Thursday, September 27, 2012

The coming Japanese crash?

Here's a very gloomy take on the economic outlook. Simon Johnson, former chief economist at the IMF, and a colleague predict Japan is heading for a vast crash.

The euro zone is well down the path to severe crisis, but other industrialized democracies are hot on its heels. Do not let the euro zone’s troubles distract you from the bigger picture: we are all in a mess. Who could be next in line for a gut-wrenching loss of confidence in its growth prospects, its sovereign debt, and its banking system? Think about Japan.
Traders have lost their shirts for a decade shorting JGBs, ie predicting a crisis in Japan.

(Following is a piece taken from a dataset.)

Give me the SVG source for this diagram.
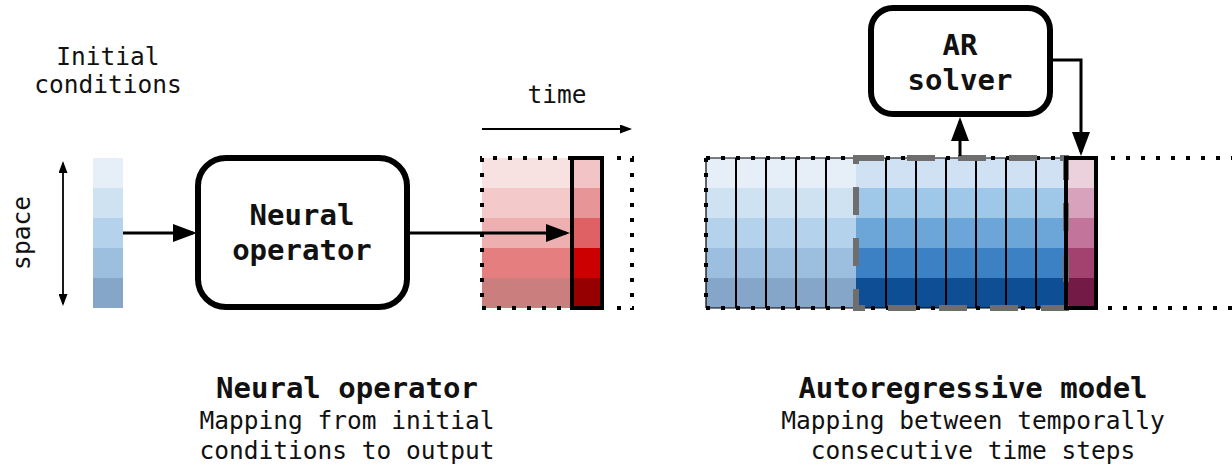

It hasn't happened. But long delays do not mean the problem could come with a major bang.

The problem is systemic. Easy debt facilitates bad behavior.

Bankers and politicians seem to enable the worst characteristics and behaviors of the other. The past few years have led us to focus on half of that phenomenon: the degree to which government guarantees have facilitated irresponsible risk-taking on Wall Street. And this is, of course, an issue that demands continued attention.

But Japan illustrates the other half of the phenomenon—the extent to which finance has allowed and encouraged politicians to make attractive short-term decisions that are eventually damaging. This may ultimately yield worse crises than the one we faced in 2008 or the one now unfolding in Europe. Greece, Ireland, Portugal, Spain, and Italy found their own ways to economic devastation, but each road was paved with easy credit. Those whom the gods would destroy, they first encourage to borrow cheaply.

China is looking wobbly too. It is always hard to tell the next step in a crisis, however. Often the loudest voices of panic come at the trough.

What is clear and a sure thing, however, is we are not finished with turbulence yet.